Humanoid robots still start in structured environments
According to DIGITIMES, the first deployments are expected to remain in structured environments. That point is consistent with the report’s cautious framing: humanoid applications are still under debate, and early rollout is likely to happen where tasks, surroundings, and operating conditions can be defined more tightly.
The summary does not name specific robot makers, end users, or deployment programs. Even so, the sequencing is clear. The near term remains tied to environments where performance can be evaluated under more predictable conditions, while broader consumer or commercial expansion appears to depend on advances in core subsystems such as the hand.
This is an important distinction for operators and buyers following the sector. A humanoid roadmap can show ambition for homes or mixed-use spaces, but the practical entry point may still be controlled settings that reduce variability while developers improve manipulation performance.

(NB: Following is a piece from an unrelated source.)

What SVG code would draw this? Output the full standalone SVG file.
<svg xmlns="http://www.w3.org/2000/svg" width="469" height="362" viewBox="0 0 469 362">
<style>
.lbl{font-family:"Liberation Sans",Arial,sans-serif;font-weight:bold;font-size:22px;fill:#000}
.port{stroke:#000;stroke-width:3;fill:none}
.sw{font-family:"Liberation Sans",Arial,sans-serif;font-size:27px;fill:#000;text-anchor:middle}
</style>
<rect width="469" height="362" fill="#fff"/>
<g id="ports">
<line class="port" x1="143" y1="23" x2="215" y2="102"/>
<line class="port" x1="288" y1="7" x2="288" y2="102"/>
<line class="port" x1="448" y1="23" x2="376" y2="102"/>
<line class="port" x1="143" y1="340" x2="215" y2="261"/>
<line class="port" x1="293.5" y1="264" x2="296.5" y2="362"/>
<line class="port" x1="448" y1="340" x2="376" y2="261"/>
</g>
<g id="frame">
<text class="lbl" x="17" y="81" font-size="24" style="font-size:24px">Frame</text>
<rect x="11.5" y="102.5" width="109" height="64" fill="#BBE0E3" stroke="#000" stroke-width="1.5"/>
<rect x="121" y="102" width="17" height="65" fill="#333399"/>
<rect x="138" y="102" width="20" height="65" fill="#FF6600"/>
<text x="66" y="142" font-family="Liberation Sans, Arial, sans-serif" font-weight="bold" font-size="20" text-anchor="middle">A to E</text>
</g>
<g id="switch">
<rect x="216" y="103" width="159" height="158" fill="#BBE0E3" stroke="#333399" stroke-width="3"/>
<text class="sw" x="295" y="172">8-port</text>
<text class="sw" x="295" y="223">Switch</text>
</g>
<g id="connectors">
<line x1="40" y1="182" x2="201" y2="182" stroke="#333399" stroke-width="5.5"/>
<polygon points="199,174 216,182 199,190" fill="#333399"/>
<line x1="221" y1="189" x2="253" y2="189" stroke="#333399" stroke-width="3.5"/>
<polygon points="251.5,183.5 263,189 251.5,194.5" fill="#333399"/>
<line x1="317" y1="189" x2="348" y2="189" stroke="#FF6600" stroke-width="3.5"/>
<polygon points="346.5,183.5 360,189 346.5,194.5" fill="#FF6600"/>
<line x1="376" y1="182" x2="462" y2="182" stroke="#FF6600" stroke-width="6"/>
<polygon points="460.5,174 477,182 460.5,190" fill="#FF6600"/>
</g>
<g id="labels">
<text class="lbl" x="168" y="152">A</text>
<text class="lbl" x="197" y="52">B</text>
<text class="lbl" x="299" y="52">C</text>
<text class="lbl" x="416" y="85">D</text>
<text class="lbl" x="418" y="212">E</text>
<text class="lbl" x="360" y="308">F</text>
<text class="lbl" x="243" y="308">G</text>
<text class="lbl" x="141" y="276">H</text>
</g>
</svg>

Tendon-driven dexterous hands and the home market question
DIGITIMES also pointed to large potential in the home and or commercial market. In that framing, the path into those settings appears to run through tendon-driven dexterous hands, not just through improvements in locomotion, appearance, or high-level software.
The available summary is brief, and it does not provide timelines, product names, technical benchmarks, or market sizing. That leaves open several questions, including what level of hand performance would be sufficient for home use, how developers intend to balance complexity with manufacturability, and whether the same hand architectures can serve both commercial and domestic tasks.
Even with those gaps, the report adds a useful signal to the broader humanoid discussion. It narrows the focus to a concrete engineering issue as the industry looks past initial structured deployments. If more market research starts treating manipulation hardware as the limiting factor, attention is likely to move further toward hand architecture, supply chains, and the trade-offs required to make humanoids viable outside tightly managed environments.